117 ülkeden 192 kuruluşu bir araya getiren uluslararası bir insan hakları sivil toplum kuruluşu olan FIDH (Uluslararası İnsan Hakları Federasyonu) ve 90 ülkede 200'den fazla üyesi bulunan Dünya İşkenceye Karşı Örgüt (OMCT), de yaptığı ortak yazılı açıklamayla gazetecilerin tutuklanmasını kınadı.

FIDH, dün yaptığı yazılı açıklamada, 8 Haziran'da gözaltına alınan 22 kişiden 16 gazetecinin keyfi olarak tutuklandığına değinerek, basın ve ifade özgürlüğünün ihlal edildiği bu durumu kınadı. Açıklamada tutuklu gazetecilerin derhal ve koşulsuz olarak serbest bırakılmasının  yanı sıra ülkedeki gazetecilere yönelik her türlü taciz eyleminin sona erdirilmesi çağrısında da bulunuldu. 

'DEZENFORMASYON YASASI' VURGUSU

Gözaltına alınan gazetecilerin içinden geçtikleri sürecin detaylı bir şekilde anlatıldığı açıklamada, gazetecilerin tutuklandığı gece Meclis düzeyinde tartışılan "Dezenformasyon" yasasına dikkat çekilerek, "Yukarıda bahsedilen gazetecilere yönelik keyfi tutuklama ve adli tacizin endişe verici örnekleri göz önüne alındığında, bu yasa tasarısı Türkiye'de ifade özgürlüğü ve özellikle basın özgürlüğü için ciddi bir tehdit oluşturmaktadır.
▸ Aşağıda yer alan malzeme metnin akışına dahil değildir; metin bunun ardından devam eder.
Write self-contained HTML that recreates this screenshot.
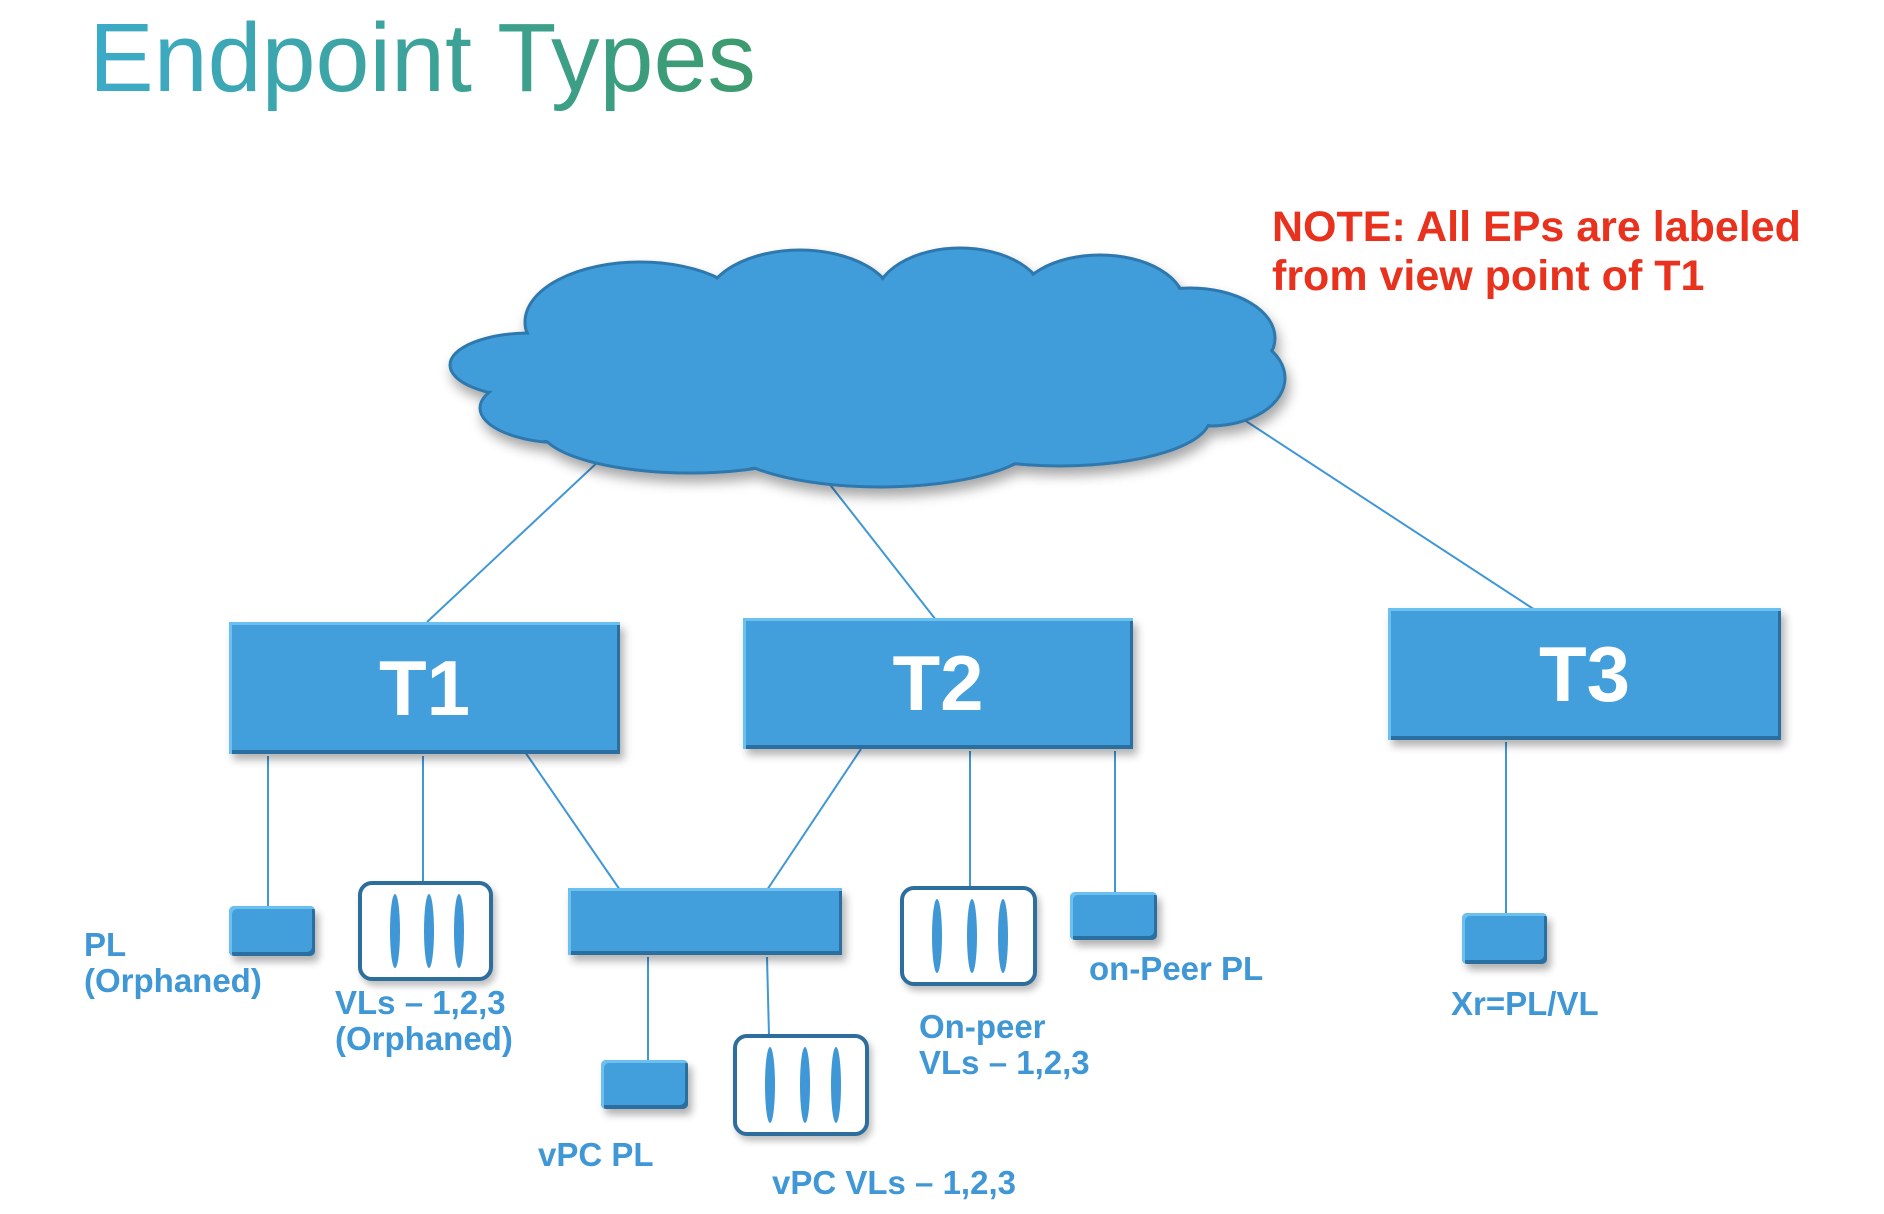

Tam da bu nedenle ülkedeki gazeteciler buna şiddetle karşı çıkıyor" denildi.

İFADE ÖZGÜRLÜĞÜ HAKKINA SAYGI GÖSTERİN

Ortak açıklamanın devamla şunlar kaydedildi: "FIDH ve OMCT olarak eleştiriye muhtaç terörle mücadele kanunu çerçevesinde Kürtlerin, insan hakları savunucularının ve gazetecilerin keyfi gözaltı, tutuklama ve mahkumiyet dahil adli tacizin her türünün Türkiye'de son derece yaygın olduğunu hatırlatmak istiyoruz. FIDH ve OMCT olarak yukarıda bahsi geçen 16 gazetecinin keyfi olarak tutuklanmasını ve Türkiye'deki diğer gazetecilere yönelik yargı tacizinin yanı sıra basın özgürlüğü de dahil olmak üzere ifade özgürlüklerini meşru olarak kullanmalarından dolayı cezalandırılmalarını şiddetle kınıyoruz. Örgütlerimiz, Türkiye'deki yetkilileri, ülkede keyfi olarak tutuklu bulunan tüm gazetecileri derhal ve koşulsuz olarak serbest bırakmaya çağırıyor. FIDH ve OMCT ayrıca yetkilileri, Türkiye'deki tüm gazetecilerin meşru görevlerini misilleme korkusu olmadan ve adli taciz de dahil olmak üzere tüm kısıtlamalardan arınmış olarak yapabilmelerini sağlamaya çağırıyor. Son olarak, örgütlerimiz, tehlikeli dezenformasyon yasa tasarısından duydukları endişeyi dile getiriyor ve Türkiye'deki yetkilileri yasayı çıkarmaktan kaçınmaya ve her koşulda basın özgürlüğü de dahil olmak üzere ifade özgürlüğü hakkına saygı gösterilmesini ve korunmasını sağlamaya çağırıyor.”